Eur. Phys. J. E (2013) 36: 23
https://doi.org/10.1140/epje/i2013-13023-2

Regular Article

Mechano-transduction in tumour growth modelling

¹⁹⁸³⁶ Institut Jean le Rond d’Alembert, UMR CNRS 7190, Universitè Pierre et Marie Curie, Paris 6, 4 place Jussieu, Case 162, 75005, Paris, France
²⁹⁸³⁶ MOX Laboratory, Dipartimento di Matematica, Politecnico di Milano, piazza Leonardo da Vinci 32, 20133, Milano, Italy
³⁹⁸³⁶ Dipartimento di Scienze Matematiche, Politecnico di Torino, c.so Duca degli Abruzzi 24, 10123, Torino, Italy
⁴⁹⁸³⁶ Fondazione CEN, Centro Europeo di Nanomedicina, piazza Leonardo da Vinci 32, 20133, Milano, Italy

^* e-mail: pasquale.ciarletta@upmc.fr

Received: 14 November 2012
Revised: 19 December 2012
Accepted: 11 February 2013
Published online: 18 March 2013

Abstract

The evolution of biological systems is strongly influenced by physical factors, such as applied forces, geometry or the stiffness of the micro-environment. Mechanical changes are particularly important in solid tumour development, as altered stromal-epithelial interactions can provoke a persistent increase in cytoskeletal tension, driving the gene expression of a malignant phenotype.

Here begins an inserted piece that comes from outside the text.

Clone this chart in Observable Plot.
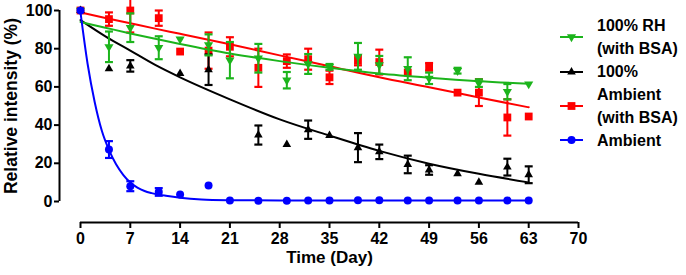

In this work, we propose a novel multi-scale treatment of mechano-transduction in cancer growth. The avascular tumour is modelled as an expanding elastic spheroid, whilst growth may occur both as a volume increase and as a mass production within a cell rim. Considering the physical constraints of an outer healthy tissue, we derive the thermo-dynamical requirements for coupling growth rate, solid stress and diffusing biomolecules inside a heterogeneous tumour. The theoretical predictions successfully reproduce the stress-dependent growth curves observed by in vitro experiments on multicellular spheroids.